**Task**
Word for word, quote all of the material, omitting the pictures.

**Dataset excerpt**
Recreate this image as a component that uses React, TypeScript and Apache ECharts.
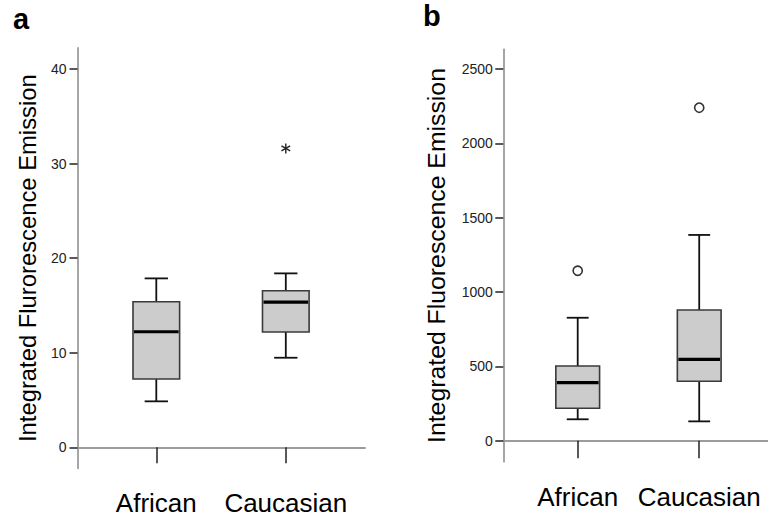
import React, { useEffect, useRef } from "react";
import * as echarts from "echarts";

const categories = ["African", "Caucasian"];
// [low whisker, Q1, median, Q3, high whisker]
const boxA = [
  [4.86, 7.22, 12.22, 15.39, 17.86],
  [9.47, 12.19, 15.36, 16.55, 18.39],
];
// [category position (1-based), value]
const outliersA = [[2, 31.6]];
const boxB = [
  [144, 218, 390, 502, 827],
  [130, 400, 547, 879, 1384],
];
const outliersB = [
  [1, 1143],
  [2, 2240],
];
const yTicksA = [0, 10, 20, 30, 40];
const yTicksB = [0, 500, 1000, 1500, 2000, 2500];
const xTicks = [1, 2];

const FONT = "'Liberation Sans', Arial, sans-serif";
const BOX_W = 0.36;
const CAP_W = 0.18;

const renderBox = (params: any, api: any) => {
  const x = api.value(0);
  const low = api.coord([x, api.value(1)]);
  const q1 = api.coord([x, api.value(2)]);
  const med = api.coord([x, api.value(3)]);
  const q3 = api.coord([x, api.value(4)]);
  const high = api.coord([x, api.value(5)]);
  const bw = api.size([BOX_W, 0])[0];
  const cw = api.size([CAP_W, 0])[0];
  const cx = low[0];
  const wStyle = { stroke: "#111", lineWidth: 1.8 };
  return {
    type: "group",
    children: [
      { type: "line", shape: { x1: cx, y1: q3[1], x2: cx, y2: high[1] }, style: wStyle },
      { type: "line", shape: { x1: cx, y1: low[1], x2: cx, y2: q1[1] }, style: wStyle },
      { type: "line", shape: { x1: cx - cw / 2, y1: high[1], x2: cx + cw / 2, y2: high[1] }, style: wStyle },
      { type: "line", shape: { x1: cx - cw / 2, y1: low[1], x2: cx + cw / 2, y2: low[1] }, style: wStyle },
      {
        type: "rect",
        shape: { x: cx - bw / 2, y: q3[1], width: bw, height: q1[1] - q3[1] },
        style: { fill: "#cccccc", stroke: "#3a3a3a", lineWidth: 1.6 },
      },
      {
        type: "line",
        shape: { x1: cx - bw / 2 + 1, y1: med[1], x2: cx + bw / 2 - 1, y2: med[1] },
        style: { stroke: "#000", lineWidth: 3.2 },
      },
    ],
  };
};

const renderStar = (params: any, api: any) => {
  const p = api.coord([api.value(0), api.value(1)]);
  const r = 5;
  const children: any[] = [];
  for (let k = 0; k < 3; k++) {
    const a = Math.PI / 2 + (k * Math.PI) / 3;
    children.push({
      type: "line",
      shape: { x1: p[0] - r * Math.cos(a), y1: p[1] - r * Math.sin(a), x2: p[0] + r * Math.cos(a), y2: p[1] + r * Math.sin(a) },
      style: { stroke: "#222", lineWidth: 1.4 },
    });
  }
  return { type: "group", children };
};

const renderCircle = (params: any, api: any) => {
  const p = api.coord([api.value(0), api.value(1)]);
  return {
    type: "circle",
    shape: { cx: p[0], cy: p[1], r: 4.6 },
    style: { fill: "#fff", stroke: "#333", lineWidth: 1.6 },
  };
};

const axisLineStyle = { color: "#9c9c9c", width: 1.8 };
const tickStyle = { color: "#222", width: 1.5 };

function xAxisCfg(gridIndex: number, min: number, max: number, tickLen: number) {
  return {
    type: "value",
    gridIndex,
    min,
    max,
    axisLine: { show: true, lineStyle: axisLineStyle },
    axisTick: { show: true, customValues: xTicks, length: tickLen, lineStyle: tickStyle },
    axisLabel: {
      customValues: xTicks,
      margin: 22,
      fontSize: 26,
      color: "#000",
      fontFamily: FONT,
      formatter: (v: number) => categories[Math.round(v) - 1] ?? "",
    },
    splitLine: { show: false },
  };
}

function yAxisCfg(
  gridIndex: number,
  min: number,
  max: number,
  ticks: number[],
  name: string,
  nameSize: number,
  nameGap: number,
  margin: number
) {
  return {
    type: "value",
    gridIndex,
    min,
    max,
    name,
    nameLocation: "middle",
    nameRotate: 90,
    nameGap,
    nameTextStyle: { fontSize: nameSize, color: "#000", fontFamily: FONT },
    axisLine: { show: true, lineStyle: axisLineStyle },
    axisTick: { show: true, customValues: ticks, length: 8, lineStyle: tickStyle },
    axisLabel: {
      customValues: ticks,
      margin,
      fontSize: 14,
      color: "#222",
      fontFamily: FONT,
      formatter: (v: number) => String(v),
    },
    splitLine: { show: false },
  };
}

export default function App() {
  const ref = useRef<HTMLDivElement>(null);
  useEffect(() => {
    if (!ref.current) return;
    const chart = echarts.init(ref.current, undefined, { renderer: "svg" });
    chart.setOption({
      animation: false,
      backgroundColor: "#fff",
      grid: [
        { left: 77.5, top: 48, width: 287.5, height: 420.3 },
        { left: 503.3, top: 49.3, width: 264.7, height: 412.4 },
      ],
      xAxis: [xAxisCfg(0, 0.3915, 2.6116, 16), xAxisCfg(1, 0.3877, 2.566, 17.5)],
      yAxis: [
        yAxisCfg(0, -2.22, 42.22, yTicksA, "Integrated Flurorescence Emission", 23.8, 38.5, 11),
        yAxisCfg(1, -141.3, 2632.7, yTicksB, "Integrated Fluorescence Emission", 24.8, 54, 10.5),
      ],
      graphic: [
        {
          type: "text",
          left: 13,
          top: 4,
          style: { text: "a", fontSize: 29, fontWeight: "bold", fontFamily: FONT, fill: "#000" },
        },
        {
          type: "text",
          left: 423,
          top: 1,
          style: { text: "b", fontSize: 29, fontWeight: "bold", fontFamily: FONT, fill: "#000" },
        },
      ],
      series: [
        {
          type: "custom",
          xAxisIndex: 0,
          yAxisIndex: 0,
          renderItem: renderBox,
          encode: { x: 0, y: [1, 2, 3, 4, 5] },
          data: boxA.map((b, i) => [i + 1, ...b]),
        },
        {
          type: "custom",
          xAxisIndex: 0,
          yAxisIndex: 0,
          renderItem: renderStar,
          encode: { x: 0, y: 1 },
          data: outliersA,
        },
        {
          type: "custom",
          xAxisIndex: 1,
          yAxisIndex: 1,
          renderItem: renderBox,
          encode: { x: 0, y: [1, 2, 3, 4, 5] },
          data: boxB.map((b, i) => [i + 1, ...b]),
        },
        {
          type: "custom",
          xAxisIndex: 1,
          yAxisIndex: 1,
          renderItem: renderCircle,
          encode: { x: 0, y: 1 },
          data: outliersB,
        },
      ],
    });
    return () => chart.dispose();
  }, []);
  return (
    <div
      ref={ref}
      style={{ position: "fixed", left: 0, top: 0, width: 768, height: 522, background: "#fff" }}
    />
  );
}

**Correct response**
Recreate this image as a component that uses React, TypeScript and Apache ECharts.
import React, { useEffect, useRef } from "react";
import * as echarts from "echarts";

const categories = ["African", "Caucasian"];
// [low whisker, Q1, median, Q3, high whisker]
const boxA = [
  [4.86, 7.22, 12.22, 15.39, 17.86],
  [9.47, 12.19, 15.36, 16.55, 18.39],
];
// [category position (1-based), value]
const outliersA = [[2, 31.6]];
const boxB = [
  [144, 218, 390, 502, 827],
  [130, 400, 547, 879, 1384],
];
const outliersB = [
  [1, 1143],
  [2, 2240],
];
const yTicksA = [0, 10, 20, 30, 40];
const yTicksB = [0, 500, 1000, 1500, 2000, 2500];
const xTicks = [1, 2];

const FONT = "'Liberation Sans', Arial, sans-serif";
const BOX_W = 0.36;
const CAP_W = 0.18;

const renderBox = (params: any, api: any) => {
  const x = api.value(0);
  const low = api.coord([x, api.value(1)]);
  const q1 = api.coord([x, api.value(2)]);
  const med = api.coord([x, api.value(3)]);
  const q3 = api.coord([x, api.value(4)]);
  const high = api.coord([x, api.value(5)]);
  const bw = api.size([BOX_W, 0])[0];
  const cw = api.size([CAP_W, 0])[0];
  const cx = low[0];
  const wStyle = { stroke: "#111", lineWidth: 1.8 };
  return {
    type: "group",
    children: [
      { type: "line", shape: { x1: cx, y1: q3[1], x2: cx, y2: high[1] }, style: wStyle },
      { type: "line", shape: { x1: cx, y1: low[1], x2: cx, y2: q1[1] }, style: wStyle },
      { type: "line", shape: { x1: cx - cw / 2, y1: high[1], x2: cx + cw / 2, y2: high[1] }, style: wStyle },
      { type: "line", shape: { x1: cx - cw / 2, y1: low[1], x2: cx + cw / 2, y2: low[1] }, style: wStyle },
      {
        type: "rect",
        shape: { x: cx - bw / 2, y: q3[1], width: bw, height: q1[1] - q3[1] },
        style: { fill: "#cccccc", stroke: "#3a3a3a", lineWidth: 1.6 },
      },
      {
        type: "line",
        shape: { x1: cx - bw / 2 + 1, y1: med[1], x2: cx + bw / 2 - 1, y2: med[1] },
        style: { stroke: "#000", lineWidth: 3.2 },
      },
    ],
  };
};

const renderStar = (params: any, api: any) => {
  const p = api.coord([api.value(0), api.value(1)]);
  const r = 5;
  const children: any[] = [];
  for (let k = 0; k < 3; k++) {
    const a = Math.PI / 2 + (k * Math.PI) / 3;
    children.push({
      type: "line",
      shape: { x1: p[0] - r * Math.cos(a), y1: p[1] - r * Math.sin(a), x2: p[0] + r * Math.cos(a), y2: p[1] + r * Math.sin(a) },
      style: { stroke: "#222", lineWidth: 1.4 },
    });
  }
  return { type: "group", children };
};

const renderCircle = (params: any, api: any) => {
  const p = api.coord([api.value(0), api.value(1)]);
  return {
    type: "circle",
    shape: { cx: p[0], cy: p[1], r: 4.6 },
    style: { fill: "#fff", stroke: "#333", lineWidth: 1.6 },
  };
};

const axisLineStyle = { color: "#9c9c9c", width: 1.8 };
const tickStyle = { color: "#222", width: 1.5 };

function xAxisCfg(gridIndex: number, min: number, max: number, tickLen: number) {
  return {
    type: "value",
    gridIndex,
    min,
    max,
    axisLine: { show: true, lineStyle: axisLineStyle },
    axisTick: { show: true, customValues: xTicks, length: tickLen, lineStyle: tickStyle },
    axisLabel: {
      customValues: xTicks,
      margin: 22,
      fontSize: 26,
      color: "#000",
      fontFamily: FONT,
      formatter: (v: number) => categories[Math.round(v) - 1] ?? "",
    },
    splitLine: { show: false },
  };
}

function yAxisCfg(
  gridIndex: number,
  min: number,
  max: number,
  ticks: number[],
  name: string,
  nameSize: number,
  nameGap: number,
  margin: number
) {
  return {
    type: "value",
    gridIndex,
    min,
    max,
    name,
    nameLocation: "middle",
    nameRotate: 90,
    nameGap,
    nameTextStyle: { fontSize: nameSize, color: "#000", fontFamily: FONT },
    axisLine: { show: true, lineStyle: axisLineStyle },
    axisTick: { show: true, customValues: ticks, length: 8, lineStyle: tickStyle },
    axisLabel: {
      customValues: ticks,
      margin,
      fontSize: 14,
      color: "#222",
      fontFamily: FONT,
      formatter: (v: number) => String(v),
    },
    splitLine: { show: false },
  };
}

export default function App() {
  const ref = useRef<HTMLDivElement>(null);
  useEffect(() => {
    if (!ref.current) return;
    const chart = echarts.init(ref.current, undefined, { renderer: "svg" });
    chart.setOption({
      animation: false,
      backgroundColor: "#fff",
      grid: [
        { left: 77.5, top: 48, width: 287.5, height: 420.3 },
        { left: 503.3, top: 49.3, width: 264.7, height: 412.4 },
      ],
      xAxis: [xAxisCfg(0, 0.3915, 2.6116, 16), xAxisCfg(1, 0.3877, 2.566, 17.5)],
      yAxis: [
        yAxisCfg(0, -2.22, 42.22, yTicksA, "Integrated Flurorescence Emission", 23.8, 38.5, 11),
        yAxisCfg(1, -141.3, 2632.7, yTicksB, "Integrated Fluorescence Emission", 24.8, 54, 10.5),
      ],
      graphic: [
        {
          type: "text",
          left: 13,
          top: 4,
          style: { text: "a", fontSize: 29, fontWeight: "bold", fontFamily: FONT, fill: "#000" },
        },
        {
          type: "text",
          left: 423,
          top: 1,
          style: { text: "b", fontSize: 29, fontWeight: "bold", fontFamily: FONT, fill: "#000" },
        },
      ],
      series: [
        {
          type: "custom",
          xAxisIndex: 0,
          yAxisIndex: 0,
          renderItem: renderBox,
          encode: { x: 0, y: [1, 2, 3, 4, 5] },
          data: boxA.map((b, i) => [i + 1, ...b]),
        },
        {
          type: "custom",
          xAxisIndex: 0,
          yAxisIndex: 0,
          renderItem: renderStar,
          encode: { x: 0, y: 1 },
          data: outliersA,
        },
        {
          type: "custom",
          xAxisIndex: 1,
          yAxisIndex: 1,
          renderItem: renderBox,
          encode: { x: 0, y: [1, 2, 3, 4, 5] },
          data: boxB.map((b, i) => [i + 1, ...b]),
        },
        {
          type: "custom",
          xAxisIndex: 1,
          yAxisIndex: 1,
          renderItem: renderCircle,
          encode: { x: 0, y: 1 },
          data: outliersB,
        },
      ],
    });
    return () => chart.dispose();
  }, []);
  return (
    <div
      ref={ref}
      style={{ position: "fixed", left: 0, top: 0, width: 768, height: 522, background: "#fff" }}
    />
  );
}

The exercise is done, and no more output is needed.